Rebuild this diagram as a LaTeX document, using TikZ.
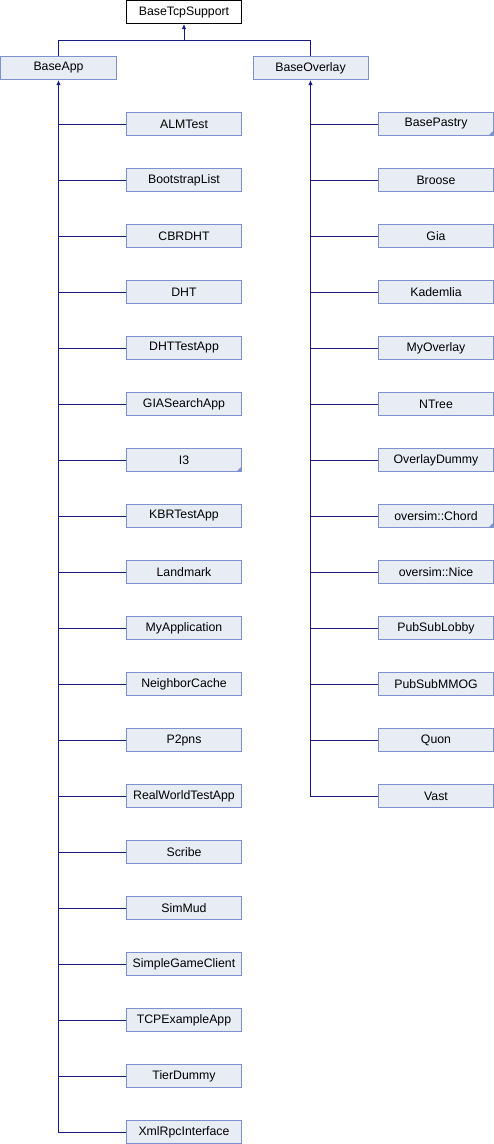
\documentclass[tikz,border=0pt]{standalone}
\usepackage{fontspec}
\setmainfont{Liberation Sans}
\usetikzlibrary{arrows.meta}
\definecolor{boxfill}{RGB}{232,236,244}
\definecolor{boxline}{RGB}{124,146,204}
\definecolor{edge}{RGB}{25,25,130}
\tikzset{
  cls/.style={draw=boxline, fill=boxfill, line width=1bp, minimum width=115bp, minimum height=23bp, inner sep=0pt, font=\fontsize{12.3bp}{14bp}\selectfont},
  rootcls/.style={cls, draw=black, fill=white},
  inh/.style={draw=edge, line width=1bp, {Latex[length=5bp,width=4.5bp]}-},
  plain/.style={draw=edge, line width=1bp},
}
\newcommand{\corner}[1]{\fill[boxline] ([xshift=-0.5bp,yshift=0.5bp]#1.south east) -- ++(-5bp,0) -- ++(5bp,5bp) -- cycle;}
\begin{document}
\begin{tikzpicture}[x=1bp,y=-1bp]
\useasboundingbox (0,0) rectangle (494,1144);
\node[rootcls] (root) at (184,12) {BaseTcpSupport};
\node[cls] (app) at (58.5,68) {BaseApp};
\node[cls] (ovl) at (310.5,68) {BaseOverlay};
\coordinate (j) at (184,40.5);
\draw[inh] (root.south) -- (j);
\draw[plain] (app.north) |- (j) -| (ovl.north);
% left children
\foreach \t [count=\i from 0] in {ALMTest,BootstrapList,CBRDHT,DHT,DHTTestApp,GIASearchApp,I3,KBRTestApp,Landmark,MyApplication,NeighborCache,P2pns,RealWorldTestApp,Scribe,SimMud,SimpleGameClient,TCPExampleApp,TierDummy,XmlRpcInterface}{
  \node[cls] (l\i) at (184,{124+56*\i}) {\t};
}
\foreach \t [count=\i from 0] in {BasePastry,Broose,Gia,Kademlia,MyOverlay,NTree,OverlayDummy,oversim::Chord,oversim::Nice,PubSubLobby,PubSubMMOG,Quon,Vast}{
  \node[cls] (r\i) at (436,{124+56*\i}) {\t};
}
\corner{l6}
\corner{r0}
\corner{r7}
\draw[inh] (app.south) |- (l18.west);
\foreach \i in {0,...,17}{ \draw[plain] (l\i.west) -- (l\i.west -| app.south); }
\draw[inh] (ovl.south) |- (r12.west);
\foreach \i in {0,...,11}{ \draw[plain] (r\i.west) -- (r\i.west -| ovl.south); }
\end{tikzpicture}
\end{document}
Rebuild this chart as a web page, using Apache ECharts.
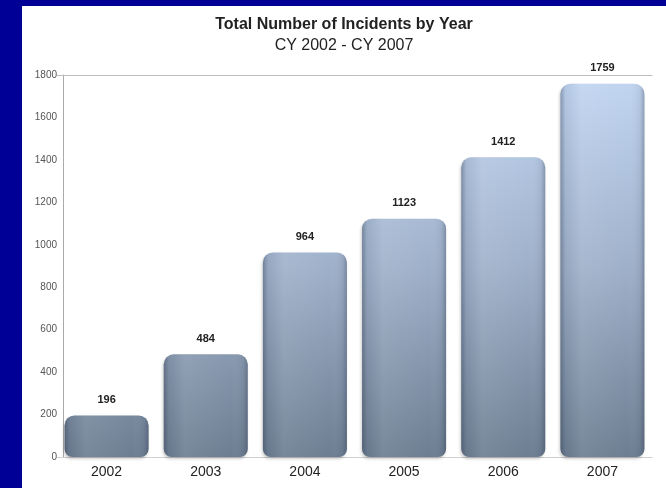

What you will do:
From the listing above, print every entry precisely and drop the pictures.

Finished answer:
Rebuild this diagram as a LaTeX document, using TikZ.
\documentclass[tikz,border=0pt]{standalone}
\usepackage{fontspec}
\setmainfont{Liberation Sans}
\usetikzlibrary{arrows.meta}
\definecolor{boxfill}{RGB}{232,236,244}
\definecolor{boxline}{RGB}{124,146,204}
\definecolor{edge}{RGB}{25,25,130}
\tikzset{
  cls/.style={draw=boxline, fill=boxfill, line width=1bp, minimum width=115bp, minimum height=23bp, inner sep=0pt, font=\fontsize{12.3bp}{14bp}\selectfont},
  rootcls/.style={cls, draw=black, fill=white},
  inh/.style={draw=edge, line width=1bp, {Latex[length=5bp,width=4.5bp]}-},
  plain/.style={draw=edge, line width=1bp},
}
\newcommand{\corner}[1]{\fill[boxline] ([xshift=-0.5bp,yshift=0.5bp]#1.south east) -- ++(-5bp,0) -- ++(5bp,5bp) -- cycle;}
\begin{document}
\begin{tikzpicture}[x=1bp,y=-1bp]
\useasboundingbox (0,0) rectangle (494,1144);
\node[rootcls] (root) at (184,12) {BaseTcpSupport};
\node[cls] (app) at (58.5,68) {BaseApp};
\node[cls] (ovl) at (310.5,68) {BaseOverlay};
\coordinate (j) at (184,40.5);
\draw[inh] (root.south) -- (j);
\draw[plain] (app.north) |- (j) -| (ovl.north);
% left children
\foreach \t [count=\i from 0] in {ALMTest,BootstrapList,CBRDHT,DHT,DHTTestApp,GIASearchApp,I3,KBRTestApp,Landmark,MyApplication,NeighborCache,P2pns,RealWorldTestApp,Scribe,SimMud,SimpleGameClient,TCPExampleApp,TierDummy,XmlRpcInterface}{
  \node[cls] (l\i) at (184,{124+56*\i}) {\t};
}
\foreach \t [count=\i from 0] in {BasePastry,Broose,Gia,Kademlia,MyOverlay,NTree,OverlayDummy,oversim::Chord,oversim::Nice,PubSubLobby,PubSubMMOG,Quon,Vast}{
  \node[cls] (r\i) at (436,{124+56*\i}) {\t};
}
\corner{l6}
\corner{r0}
\corner{r7}
\draw[inh] (app.south) |- (l18.west);
\foreach \i in {0,...,17}{ \draw[plain] (l\i.west) -- (l\i.west -| app.south); }
\draw[inh] (ovl.south) |- (r12.west);
\foreach \i in {0,...,11}{ \draw[plain] (r\i.west) -- (r\i.west -| ovl.south); }
\end{tikzpicture}
\end{document}
Rebuild this chart as a web page, using Apache ECharts.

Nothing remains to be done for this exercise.